Code that draws figures
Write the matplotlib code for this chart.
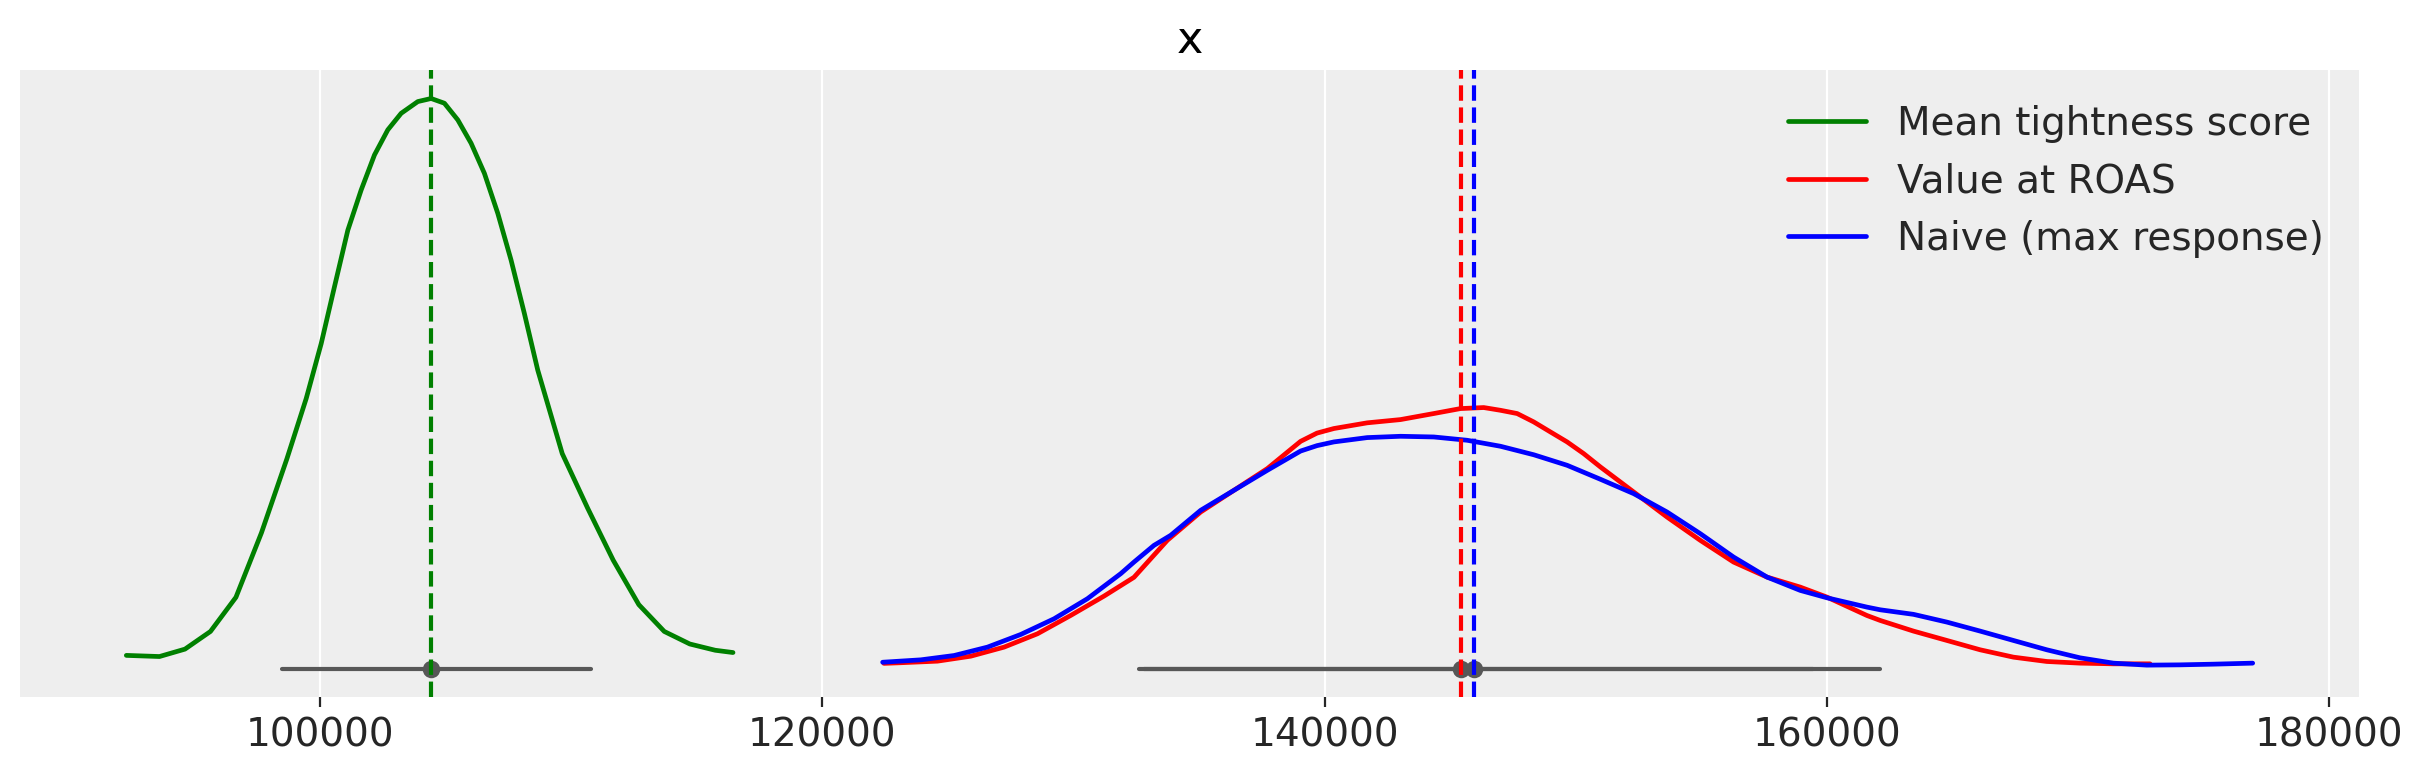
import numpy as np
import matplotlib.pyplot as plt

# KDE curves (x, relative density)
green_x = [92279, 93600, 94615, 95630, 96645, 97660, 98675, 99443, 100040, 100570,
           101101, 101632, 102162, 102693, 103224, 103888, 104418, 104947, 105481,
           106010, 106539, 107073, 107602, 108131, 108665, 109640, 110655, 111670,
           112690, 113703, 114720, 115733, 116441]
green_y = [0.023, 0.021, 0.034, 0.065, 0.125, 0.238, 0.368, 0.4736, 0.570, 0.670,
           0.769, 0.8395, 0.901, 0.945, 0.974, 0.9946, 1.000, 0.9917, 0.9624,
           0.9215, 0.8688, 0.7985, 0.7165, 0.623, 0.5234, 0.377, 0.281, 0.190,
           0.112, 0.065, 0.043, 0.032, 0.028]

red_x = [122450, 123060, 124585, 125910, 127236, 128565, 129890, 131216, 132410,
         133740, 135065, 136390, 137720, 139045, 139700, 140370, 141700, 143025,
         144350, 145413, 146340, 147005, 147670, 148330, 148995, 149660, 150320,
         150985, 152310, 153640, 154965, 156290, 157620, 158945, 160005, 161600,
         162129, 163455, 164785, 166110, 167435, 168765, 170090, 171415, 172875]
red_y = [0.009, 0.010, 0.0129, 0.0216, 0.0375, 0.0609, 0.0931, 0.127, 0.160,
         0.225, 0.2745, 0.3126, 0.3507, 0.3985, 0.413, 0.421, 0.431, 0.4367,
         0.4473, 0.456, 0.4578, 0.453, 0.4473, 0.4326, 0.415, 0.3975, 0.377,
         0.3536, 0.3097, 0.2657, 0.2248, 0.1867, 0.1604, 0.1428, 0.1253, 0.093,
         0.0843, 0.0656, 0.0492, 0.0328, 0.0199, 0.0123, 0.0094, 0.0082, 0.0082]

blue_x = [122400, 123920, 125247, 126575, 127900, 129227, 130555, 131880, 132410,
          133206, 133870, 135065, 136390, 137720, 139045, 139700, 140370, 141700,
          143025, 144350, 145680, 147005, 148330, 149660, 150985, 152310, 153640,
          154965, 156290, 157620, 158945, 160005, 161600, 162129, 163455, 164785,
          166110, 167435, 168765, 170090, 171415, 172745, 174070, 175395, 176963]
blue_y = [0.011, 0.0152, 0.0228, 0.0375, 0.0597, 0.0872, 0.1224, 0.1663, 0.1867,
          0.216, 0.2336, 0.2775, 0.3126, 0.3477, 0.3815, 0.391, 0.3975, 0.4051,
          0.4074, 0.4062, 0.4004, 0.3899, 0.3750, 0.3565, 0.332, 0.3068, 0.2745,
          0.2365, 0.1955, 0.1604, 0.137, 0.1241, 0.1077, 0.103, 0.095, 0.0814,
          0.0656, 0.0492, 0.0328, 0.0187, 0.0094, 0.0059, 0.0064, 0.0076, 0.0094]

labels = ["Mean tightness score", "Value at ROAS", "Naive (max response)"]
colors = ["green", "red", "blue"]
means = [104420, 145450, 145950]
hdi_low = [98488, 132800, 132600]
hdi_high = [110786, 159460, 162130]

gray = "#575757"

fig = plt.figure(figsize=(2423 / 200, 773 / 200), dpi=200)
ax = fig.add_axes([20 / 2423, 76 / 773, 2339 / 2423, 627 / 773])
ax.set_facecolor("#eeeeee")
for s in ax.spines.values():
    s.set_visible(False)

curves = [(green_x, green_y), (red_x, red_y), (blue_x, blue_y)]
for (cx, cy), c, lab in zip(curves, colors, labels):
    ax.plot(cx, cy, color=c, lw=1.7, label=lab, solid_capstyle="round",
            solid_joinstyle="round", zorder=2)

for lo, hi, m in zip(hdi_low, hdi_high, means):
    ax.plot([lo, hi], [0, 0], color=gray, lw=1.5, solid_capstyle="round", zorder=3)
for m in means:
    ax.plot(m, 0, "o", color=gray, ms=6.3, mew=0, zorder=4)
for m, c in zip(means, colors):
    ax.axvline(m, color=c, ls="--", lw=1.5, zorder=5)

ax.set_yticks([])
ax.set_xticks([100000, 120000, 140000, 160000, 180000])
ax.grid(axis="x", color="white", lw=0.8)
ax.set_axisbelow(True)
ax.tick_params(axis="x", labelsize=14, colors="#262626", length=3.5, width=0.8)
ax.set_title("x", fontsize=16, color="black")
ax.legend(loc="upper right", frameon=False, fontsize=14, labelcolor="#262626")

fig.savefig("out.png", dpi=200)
---
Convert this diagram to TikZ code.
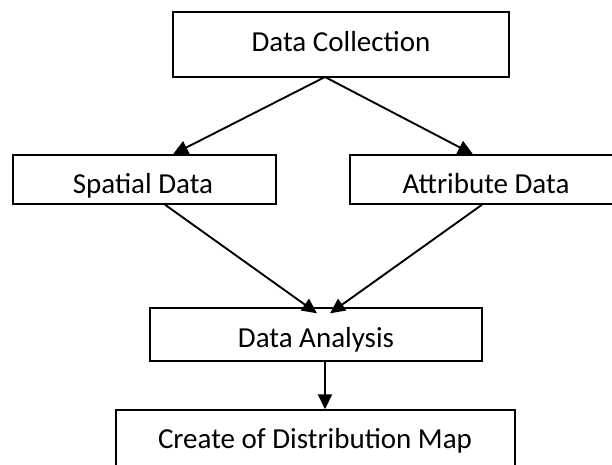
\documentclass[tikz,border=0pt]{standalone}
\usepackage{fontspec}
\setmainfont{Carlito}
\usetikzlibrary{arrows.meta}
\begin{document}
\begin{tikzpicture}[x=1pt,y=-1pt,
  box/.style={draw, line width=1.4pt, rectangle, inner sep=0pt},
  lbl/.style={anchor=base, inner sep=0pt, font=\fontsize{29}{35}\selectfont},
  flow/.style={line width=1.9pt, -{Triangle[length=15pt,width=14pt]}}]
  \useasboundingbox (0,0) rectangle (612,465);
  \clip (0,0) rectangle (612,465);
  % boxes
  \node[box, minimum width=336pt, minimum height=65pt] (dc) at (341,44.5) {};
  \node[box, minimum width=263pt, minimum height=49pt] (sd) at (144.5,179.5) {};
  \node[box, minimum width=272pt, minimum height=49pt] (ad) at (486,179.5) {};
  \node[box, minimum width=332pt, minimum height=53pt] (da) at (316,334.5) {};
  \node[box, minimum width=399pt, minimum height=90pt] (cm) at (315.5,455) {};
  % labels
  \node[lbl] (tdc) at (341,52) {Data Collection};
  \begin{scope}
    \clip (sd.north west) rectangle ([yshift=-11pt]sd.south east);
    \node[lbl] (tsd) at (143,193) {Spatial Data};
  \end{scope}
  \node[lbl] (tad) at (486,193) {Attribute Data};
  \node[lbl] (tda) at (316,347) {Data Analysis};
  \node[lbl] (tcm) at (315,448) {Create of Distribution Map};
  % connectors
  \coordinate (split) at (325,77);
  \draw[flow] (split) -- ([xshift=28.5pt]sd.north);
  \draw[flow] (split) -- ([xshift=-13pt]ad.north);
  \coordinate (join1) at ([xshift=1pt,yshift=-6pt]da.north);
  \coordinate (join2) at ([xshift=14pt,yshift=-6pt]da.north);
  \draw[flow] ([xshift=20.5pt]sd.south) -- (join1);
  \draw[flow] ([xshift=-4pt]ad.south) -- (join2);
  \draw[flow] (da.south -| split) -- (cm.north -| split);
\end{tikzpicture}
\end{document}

*TASK BRIEF*
Give back exactly the lines from the one containing "Write the matplotlib code for this chart." to the one containing "import matplotlib.pyplot as plt", both included, and no pictures.

*ANSWER*
Write the matplotlib code for this chart.
import numpy as np
import matplotlib.pyplot as plt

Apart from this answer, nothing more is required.